# To be done
Everything in the data should be repeated exactly, save for the images.

# Dataset extract
^^^^^^^^^^^^^^^^
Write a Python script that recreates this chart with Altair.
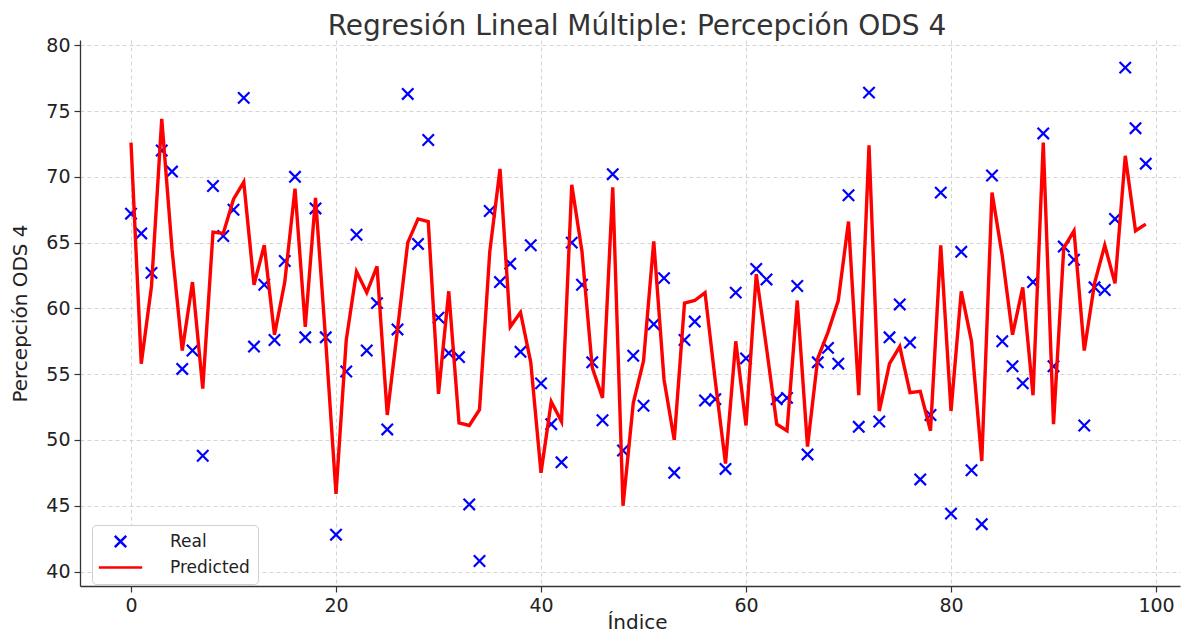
import altair as alt
import pandas as pd

# ---- data ----
idx = list(range(100))

real = [67.2, 65.7, 62.7, 72.0, 70.4, 55.4, 56.8, 48.8, 69.3, 65.5,
        67.5, 76.0, 57.1, 61.8, 57.6, 63.6, 70.0, 57.8, 67.6, 57.8,
        42.8, 55.2, 65.6, 56.8, 60.4, 50.8, 58.4, 76.3, 64.9, 72.8,
        59.3, 56.6, 56.3, 45.1, 40.8, 67.4, 62.0, 63.4, 56.7, 64.8,
        54.3, 51.2, 48.3, 65.0, 61.8, 55.9, 51.5, 70.2, 49.2, 56.4,
        52.6, 58.8, 62.3, 47.5, 57.6, 59.0, 53.0, 53.1, 47.8, 61.2,
        56.2, 63.0, 62.2, 53.1, 53.2, 61.7, 48.9, 55.9, 57.0, 55.8,
        68.6, 51.0, 76.4, 51.4, 57.8, 60.3, 57.4, 47.0, 51.9, 68.8,
        44.4, 64.3, 47.7, 43.6, 70.1, 57.5, 55.6, 54.3, 62.0, 73.3,
        55.6, 64.7, 63.7, 51.1, 61.6, 61.4, 66.8, 78.3, 73.7, 71.0]

predicted = [72.6, 55.8, 61.7, 74.4, 64.5, 56.8, 62.0, 53.9, 65.8, 65.7,
             68.3, 69.6, 61.8, 64.8, 58.0, 62.0, 69.1, 58.6, 68.4, 57.5,
             45.9, 57.6, 62.8, 61.2, 63.2, 51.9, 58.4, 65.0, 66.8, 66.6,
             53.5, 61.3, 51.3, 51.1, 52.3, 64.3, 70.6, 58.6, 59.7, 55.9,
             47.5, 52.9, 51.4, 69.4, 64.3, 55.5, 53.2, 69.2, 45.0, 52.8,
             56.0, 65.1, 54.6, 50.0, 60.4, 60.6, 61.2, 54.5, 48.2, 57.5,
             51.1, 62.6, 57.0, 51.2, 50.7, 60.6, 49.5, 56.2, 58.2, 60.6,
             66.6, 53.4, 72.4, 52.2, 55.8, 57.1, 53.6, 53.7, 50.7, 64.8,
             52.2, 61.3, 57.5, 48.4, 68.8, 64.0, 58.0, 61.6, 53.4, 72.6,
             51.2, 64.6, 65.9, 56.8, 61.9, 64.8, 61.9, 71.6, 65.9, 66.4]

series_names = ["Real", "Predicted"]
x_ticks = [0, 20, 40, 60, 80, 100]
y_ticks = [40, 45, 50, 55, 60, 65, 70, 75, 80]

title_text = "Regresión Lineal Múltiple: Percepción ODS 4"
x_title = "Índice"
y_title = "Percepción ODS 4"

# ---- build tables ----
df_real = pd.DataFrame({"idx": idx, "value": real, "series": "Real"})
df_pred = pd.DataFrame({"idx": idx, "value": predicted, "series": "Predicted"})

FONT = "DejaVu Sans"
X_PATH = "M-1,-1L1,1M1,-1L-1,1"
LINE_PATH = "M-3.8,0L3.8,0"

xscale = alt.Scale(domain=[-4.976, 102.34], nice=False, zero=False)
yscale = alt.Scale(domain=[38.9, 80.4], nice=False, zero=False)

xaxis = alt.Axis(title=x_title, values=x_ticks, format="d",
                 titleX=557, titleY=42, titleBaseline="alphabetic")
yaxis = alt.Axis(title=y_title, values=y_ticks, format="d",
                 titleX=-60, titleY=273, titleBaseline="middle")

legend = alt.Legend(title=None, orient="none", legendX=12, legendY=485,
                    fillColor="white", strokeColor="#d0d0d0", cornerRadius=4,
                    padding=8, labelFont=FONT, labelFontSize=17, labelColor="#222222",
                    symbolSize=130, symbolStrokeWidth=2.5, symbolOffset=12,
                    labelOffset=41, rowPadding=5)

points = alt.Chart(df_real).mark_point(
    filled=False, size=130, strokeWidth=2.2, opacity=1
).encode(
    x=alt.X("idx:Q", scale=xscale, axis=xaxis),
    y=alt.Y("value:Q", scale=yscale, axis=yaxis),
    color=alt.Color("series:N",
                    scale=alt.Scale(domain=series_names, range=["#0000ff", "#ff0000"]),
                    legend=legend),
    shape=alt.Shape("series:N",
                    scale=alt.Scale(domain=series_names, range=[X_PATH, LINE_PATH]),
                    legend=legend),
)

line = alt.Chart(df_pred).mark_line(color="#ff0000", strokeWidth=3.4).encode(
    x=alt.X("idx:Q", scale=xscale),
    y=alt.Y("value:Q", scale=yscale),
)

chart = alt.layer(points, line).properties(
    width=1100,
    height=546,
    autosize=alt.AutoSizeParams(type="none"),
    padding={"left": 72, "top": 32, "right": 4, "bottom": 46},
    title=alt.TitleParams(title_text, font=FONT, fontSize=28, fontWeight="normal",
                          color="#333333", anchor="middle", offset=-5, dx=7),
).configure_view(stroke=None).configure_axis(
    grid=True, gridColor="#cfcfcf", gridDash=[4, 3], gridWidth=0.9,
    domainColor="#333333", domainWidth=1.3,
    tickColor="#333333", tickSize=6, tickWidth=1.2,
    labelFont=FONT, labelFontSize=19, labelColor="#222222", labelPadding=4,
    titleFont=FONT, titleFontSize=20, titleFontWeight="normal", titleColor="#222222",
)

chart.save("out.html", embed_options={"renderer": "svg", "actions": False})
^^^^^^^^^^^^^^^^
# The solution
Write a Python script that recreates this chart with Altair.
import altair as alt
import pandas as pd

# ---- data ----
idx = list(range(100))

real = [67.2, 65.7, 62.7, 72.0, 70.4, 55.4, 56.8, 48.8, 69.3, 65.5,
        67.5, 76.0, 57.1, 61.8, 57.6, 63.6, 70.0, 57.8, 67.6, 57.8,
        42.8, 55.2, 65.6, 56.8, 60.4, 50.8, 58.4, 76.3, 64.9, 72.8,
        59.3, 56.6, 56.3, 45.1, 40.8, 67.4, 62.0, 63.4, 56.7, 64.8,
        54.3, 51.2, 48.3, 65.0, 61.8, 55.9, 51.5, 70.2, 49.2, 56.4,
        52.6, 58.8, 62.3, 47.5, 57.6, 59.0, 53.0, 53.1, 47.8, 61.2,
        56.2, 63.0, 62.2, 53.1, 53.2, 61.7, 48.9, 55.9, 57.0, 55.8,
        68.6, 51.0, 76.4, 51.4, 57.8, 60.3, 57.4, 47.0, 51.9, 68.8,
        44.4, 64.3, 47.7, 43.6, 70.1, 57.5, 55.6, 54.3, 62.0, 73.3,
        55.6, 64.7, 63.7, 51.1, 61.6, 61.4, 66.8, 78.3, 73.7, 71.0]

predicted = [72.6, 55.8, 61.7, 74.4, 64.5, 56.8, 62.0, 53.9, 65.8, 65.7,
             68.3, 69.6, 61.8, 64.8, 58.0, 62.0, 69.1, 58.6, 68.4, 57.5,
             45.9, 57.6, 62.8, 61.2, 63.2, 51.9, 58.4, 65.0, 66.8, 66.6,
             53.5, 61.3, 51.3, 51.1, 52.3, 64.3, 70.6, 58.6, 59.7, 55.9,
             47.5, 52.9, 51.4, 69.4, 64.3, 55.5, 53.2, 69.2, 45.0, 52.8,
             56.0, 65.1, 54.6, 50.0, 60.4, 60.6, 61.2, 54.5, 48.2, 57.5,
             51.1, 62.6, 57.0, 51.2, 50.7, 60.6, 49.5, 56.2, 58.2, 60.6,
             66.6, 53.4, 72.4, 52.2, 55.8, 57.1, 53.6, 53.7, 50.7, 64.8,
             52.2, 61.3, 57.5, 48.4, 68.8, 64.0, 58.0, 61.6, 53.4, 72.6,
             51.2, 64.6, 65.9, 56.8, 61.9, 64.8, 61.9, 71.6, 65.9, 66.4]

series_names = ["Real", "Predicted"]
x_ticks = [0, 20, 40, 60, 80, 100]
y_ticks = [40, 45, 50, 55, 60, 65, 70, 75, 80]

title_text = "Regresión Lineal Múltiple: Percepción ODS 4"
x_title = "Índice"
y_title = "Percepción ODS 4"

# ---- build tables ----
df_real = pd.DataFrame({"idx": idx, "value": real, "series": "Real"})
df_pred = pd.DataFrame({"idx": idx, "value": predicted, "series": "Predicted"})

FONT = "DejaVu Sans"
X_PATH = "M-1,-1L1,1M1,-1L-1,1"
LINE_PATH = "M-3.8,0L3.8,0"

xscale = alt.Scale(domain=[-4.976, 102.34], nice=False, zero=False)
yscale = alt.Scale(domain=[38.9, 80.4], nice=False, zero=False)

xaxis = alt.Axis(title=x_title, values=x_ticks, format="d",
                 titleX=557, titleY=42, titleBaseline="alphabetic")
yaxis = alt.Axis(title=y_title, values=y_ticks, format="d",
                 titleX=-60, titleY=273, titleBaseline="middle")

legend = alt.Legend(title=None, orient="none", legendX=12, legendY=485,
                    fillColor="white", strokeColor="#d0d0d0", cornerRadius=4,
                    padding=8, labelFont=FONT, labelFontSize=17, labelColor="#222222",
                    symbolSize=130, symbolStrokeWidth=2.5, symbolOffset=12,
                    labelOffset=41, rowPadding=5)

points = alt.Chart(df_real).mark_point(
    filled=False, size=130, strokeWidth=2.2, opacity=1
).encode(
    x=alt.X("idx:Q", scale=xscale, axis=xaxis),
    y=alt.Y("value:Q", scale=yscale, axis=yaxis),
    color=alt.Color("series:N",
                    scale=alt.Scale(domain=series_names, range=["#0000ff", "#ff0000"]),
                    legend=legend),
    shape=alt.Shape("series:N",
                    scale=alt.Scale(domain=series_names, range=[X_PATH, LINE_PATH]),
                    legend=legend),
)

line = alt.Chart(df_pred).mark_line(color="#ff0000", strokeWidth=3.4).encode(
    x=alt.X("idx:Q", scale=xscale),
    y=alt.Y("value:Q", scale=yscale),
)

chart = alt.layer(points, line).properties(
    width=1100,
    height=546,
    autosize=alt.AutoSizeParams(type="none"),
    padding={"left": 72, "top": 32, "right": 4, "bottom": 46},
    title=alt.TitleParams(title_text, font=FONT, fontSize=28, fontWeight="normal",
                          color="#333333", anchor="middle", offset=-5, dx=7),
).configure_view(stroke=None).configure_axis(
    grid=True, gridColor="#cfcfcf", gridDash=[4, 3], gridWidth=0.9,
    domainColor="#333333", domainWidth=1.3,
    tickColor="#333333", tickSize=6, tickWidth=1.2,
    labelFont=FONT, labelFontSize=19, labelColor="#222222", labelPadding=4,
    titleFont=FONT, titleFontSize=20, titleFontWeight="normal", titleColor="#222222",
)

chart.save("out.html", embed_options={"renderer": "svg", "actions": False})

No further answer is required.